For our September feature on construction defects, I searched the Internet for photos of faulty installations of windows, roofs, cladding, and decks in homes that were 10 years old or younger. What I found is scary—for both builders and buyers: hundreds of gruesome photos on dozens of websites that bash a number of large production builders for poorly constructed homes (entry level to upscale).
The sites contain close-up, gritty images taken by angry homeowners showcasing cracked stucco; mildew-stained exterior and interior walls; rotting 2x4s; wet, moldy black insulation (fiberglass and foam); sagging balconies, and much more. Some of these houses require tens of thousands of dollars in repairs, and many owners are involved in individual and class-action lawsuits against the builders and their subs.
But these owners aren’t just pissed about the defects; some say the houses are making them sick. And if there are children who are suffering, parents will be relentless in their quest to make builders pay—in both dollars and in reputation.

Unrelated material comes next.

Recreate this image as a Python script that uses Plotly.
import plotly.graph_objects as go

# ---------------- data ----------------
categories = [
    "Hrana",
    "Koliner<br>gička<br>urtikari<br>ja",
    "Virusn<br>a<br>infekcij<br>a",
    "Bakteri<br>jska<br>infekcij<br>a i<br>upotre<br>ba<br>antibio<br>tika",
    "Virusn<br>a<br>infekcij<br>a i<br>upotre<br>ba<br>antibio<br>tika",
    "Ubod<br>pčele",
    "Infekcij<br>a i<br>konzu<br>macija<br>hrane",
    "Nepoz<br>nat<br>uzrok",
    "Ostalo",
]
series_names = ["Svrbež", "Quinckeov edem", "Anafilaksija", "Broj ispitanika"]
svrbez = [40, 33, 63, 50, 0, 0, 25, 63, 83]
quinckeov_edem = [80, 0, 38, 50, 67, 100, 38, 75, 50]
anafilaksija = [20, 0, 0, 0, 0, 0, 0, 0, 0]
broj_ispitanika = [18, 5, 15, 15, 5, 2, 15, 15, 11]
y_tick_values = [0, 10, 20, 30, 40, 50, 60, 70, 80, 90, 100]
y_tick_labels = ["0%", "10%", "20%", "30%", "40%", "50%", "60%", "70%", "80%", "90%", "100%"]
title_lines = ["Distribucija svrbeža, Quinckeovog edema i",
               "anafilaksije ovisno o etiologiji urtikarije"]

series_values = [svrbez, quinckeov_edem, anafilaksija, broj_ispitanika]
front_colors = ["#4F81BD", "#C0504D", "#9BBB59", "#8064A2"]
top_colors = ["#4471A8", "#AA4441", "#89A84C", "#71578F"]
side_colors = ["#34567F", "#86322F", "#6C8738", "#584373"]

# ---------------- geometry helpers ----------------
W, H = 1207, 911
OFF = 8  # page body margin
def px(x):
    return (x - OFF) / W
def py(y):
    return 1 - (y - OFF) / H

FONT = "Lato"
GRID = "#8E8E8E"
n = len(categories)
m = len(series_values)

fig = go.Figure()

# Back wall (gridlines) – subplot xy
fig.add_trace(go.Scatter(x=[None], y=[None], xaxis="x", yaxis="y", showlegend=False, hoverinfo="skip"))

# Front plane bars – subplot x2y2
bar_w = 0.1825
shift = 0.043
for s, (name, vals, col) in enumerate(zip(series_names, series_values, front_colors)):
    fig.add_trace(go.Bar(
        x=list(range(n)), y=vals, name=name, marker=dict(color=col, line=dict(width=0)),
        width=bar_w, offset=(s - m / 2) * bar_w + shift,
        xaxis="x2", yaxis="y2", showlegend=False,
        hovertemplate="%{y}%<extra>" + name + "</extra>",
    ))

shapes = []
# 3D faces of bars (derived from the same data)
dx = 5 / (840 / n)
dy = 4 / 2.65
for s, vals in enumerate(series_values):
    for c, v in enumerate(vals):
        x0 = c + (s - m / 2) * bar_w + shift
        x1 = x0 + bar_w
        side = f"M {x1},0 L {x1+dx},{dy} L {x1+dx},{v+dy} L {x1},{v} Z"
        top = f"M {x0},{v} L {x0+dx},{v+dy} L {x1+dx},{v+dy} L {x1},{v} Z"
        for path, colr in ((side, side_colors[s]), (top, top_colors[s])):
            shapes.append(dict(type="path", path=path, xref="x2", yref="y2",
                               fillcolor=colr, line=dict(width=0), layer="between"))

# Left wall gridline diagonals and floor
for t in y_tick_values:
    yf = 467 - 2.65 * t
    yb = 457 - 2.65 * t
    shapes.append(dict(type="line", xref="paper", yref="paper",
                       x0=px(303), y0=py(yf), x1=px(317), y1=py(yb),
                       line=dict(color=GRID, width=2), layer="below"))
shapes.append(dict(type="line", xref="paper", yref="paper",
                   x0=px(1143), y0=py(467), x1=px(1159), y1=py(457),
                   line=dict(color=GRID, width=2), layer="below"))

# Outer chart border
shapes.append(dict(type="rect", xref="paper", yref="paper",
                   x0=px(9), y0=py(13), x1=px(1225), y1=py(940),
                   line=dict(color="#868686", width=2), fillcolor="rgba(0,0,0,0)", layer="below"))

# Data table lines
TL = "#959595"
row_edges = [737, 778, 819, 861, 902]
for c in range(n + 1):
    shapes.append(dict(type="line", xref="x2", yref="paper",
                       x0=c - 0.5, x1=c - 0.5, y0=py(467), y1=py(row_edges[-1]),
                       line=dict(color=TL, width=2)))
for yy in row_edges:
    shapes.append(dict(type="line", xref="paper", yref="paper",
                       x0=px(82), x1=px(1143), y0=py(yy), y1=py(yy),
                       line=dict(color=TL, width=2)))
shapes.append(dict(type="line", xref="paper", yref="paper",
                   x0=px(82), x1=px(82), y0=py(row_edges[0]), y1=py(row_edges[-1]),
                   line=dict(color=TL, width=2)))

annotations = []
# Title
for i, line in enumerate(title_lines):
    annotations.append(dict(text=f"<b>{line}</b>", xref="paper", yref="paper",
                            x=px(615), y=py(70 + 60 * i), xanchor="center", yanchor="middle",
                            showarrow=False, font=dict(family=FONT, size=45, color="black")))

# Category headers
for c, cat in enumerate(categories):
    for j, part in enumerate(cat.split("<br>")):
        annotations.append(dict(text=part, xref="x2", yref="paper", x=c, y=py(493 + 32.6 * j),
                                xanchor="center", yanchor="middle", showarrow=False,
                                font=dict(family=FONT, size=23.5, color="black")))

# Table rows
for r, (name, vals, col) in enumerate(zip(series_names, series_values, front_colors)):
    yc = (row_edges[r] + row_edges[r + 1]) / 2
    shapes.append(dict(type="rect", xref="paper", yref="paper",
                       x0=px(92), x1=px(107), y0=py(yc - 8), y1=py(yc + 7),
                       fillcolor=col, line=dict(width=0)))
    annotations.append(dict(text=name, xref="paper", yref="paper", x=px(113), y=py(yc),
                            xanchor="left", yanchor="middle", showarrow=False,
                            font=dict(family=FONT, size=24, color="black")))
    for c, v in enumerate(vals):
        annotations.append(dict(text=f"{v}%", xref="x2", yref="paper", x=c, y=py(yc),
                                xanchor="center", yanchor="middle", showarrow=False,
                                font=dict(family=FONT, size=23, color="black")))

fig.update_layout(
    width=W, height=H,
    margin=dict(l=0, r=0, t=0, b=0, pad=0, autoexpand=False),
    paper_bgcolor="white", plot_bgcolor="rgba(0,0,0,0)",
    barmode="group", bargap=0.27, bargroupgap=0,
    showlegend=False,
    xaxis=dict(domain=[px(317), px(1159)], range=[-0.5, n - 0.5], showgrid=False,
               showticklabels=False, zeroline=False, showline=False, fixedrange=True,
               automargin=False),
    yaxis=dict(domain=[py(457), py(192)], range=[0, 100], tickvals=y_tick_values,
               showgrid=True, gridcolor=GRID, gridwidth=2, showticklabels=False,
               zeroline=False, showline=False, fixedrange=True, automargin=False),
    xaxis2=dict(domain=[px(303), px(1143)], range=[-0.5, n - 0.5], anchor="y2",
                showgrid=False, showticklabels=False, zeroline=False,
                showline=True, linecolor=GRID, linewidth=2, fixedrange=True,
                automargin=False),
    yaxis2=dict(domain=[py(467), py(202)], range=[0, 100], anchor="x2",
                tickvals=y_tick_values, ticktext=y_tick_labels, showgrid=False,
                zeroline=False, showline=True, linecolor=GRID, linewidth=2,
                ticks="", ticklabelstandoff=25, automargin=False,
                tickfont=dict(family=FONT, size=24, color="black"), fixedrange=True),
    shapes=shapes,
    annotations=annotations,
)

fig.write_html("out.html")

Water intrusion isn’t the only result of poor installation. When I moved to the Washington, D.C., area in 1991, my husband and I rented a townhouse in Laurel, Md. There were hundreds of late ’80s townhouses built with standard tan vinyl siding, brown three-tab shingle roofs, builder-grade white vinyl windows, and budget faucets.
We soon learned that every time fierce winds blew, pieces of siding flew off some of the units. Meanwhile, the floors squeezed and the walls were so paper thin that you could hear most everything the neighbors said. Nails popped up from roof shingles and kitchen faucets leaked.
Would anyone get sick from living in those places? Of course not. But many owners, mostly first-time home buyers, spent thousands of dollars to replace or nail down the siding, pull up the carpeting to fix the squeezes, and fix or replace the leaky fixtures. I’m sure many of those owners won’t buy a home from that builder again—and if the Internet had been around, photos of shoddy construction would have gone viral.
Do It Right the First Time One builder profiled in our feature story, Houston-based production builder David Weekley Homes, has relatively few defect complaints, and the company attributes its success to its quality assurance program that includes extensive training, quality teams, and third-party inspections. That training entails classroom and online instruction for every team member—warranty reps, project managers, division presidents, and regional presidents. It runs over 120 days, followed by a 45-day “signoff” period and several more months during which members are evaluated.
Weekley’s training extends to teaching its managers how to recognize product flaws that can lead to construction defects. Besides training, David Weekley Homes asks building scientist Joe Lstiburek to evaluate new products and components, “and their unintended consequences.”
Weekley also gets feedback about product quality from the Leading Builders of America and the Home Innovation Research Labs. David Weekley Homes’ tenaciousness is paying off—it told BUILDER it has the lowest warranty cost per home and the highest customer satisfaction ratings in its history.
A silver lining of the housing recession is that construction is as good as it gets, but some builders still think some defects are just a cost of doing business. As the market recovers, faulty construction practices and product installations may rise because of a shortage of qualified skilled and unskilled labor and other factors. Many large builders have reserves for defects and insurance to cover some of the damages.
But construction defects go viral with ugly photos and screaming parents. Those hurt your bottom line more than the defects—and building it right the first time.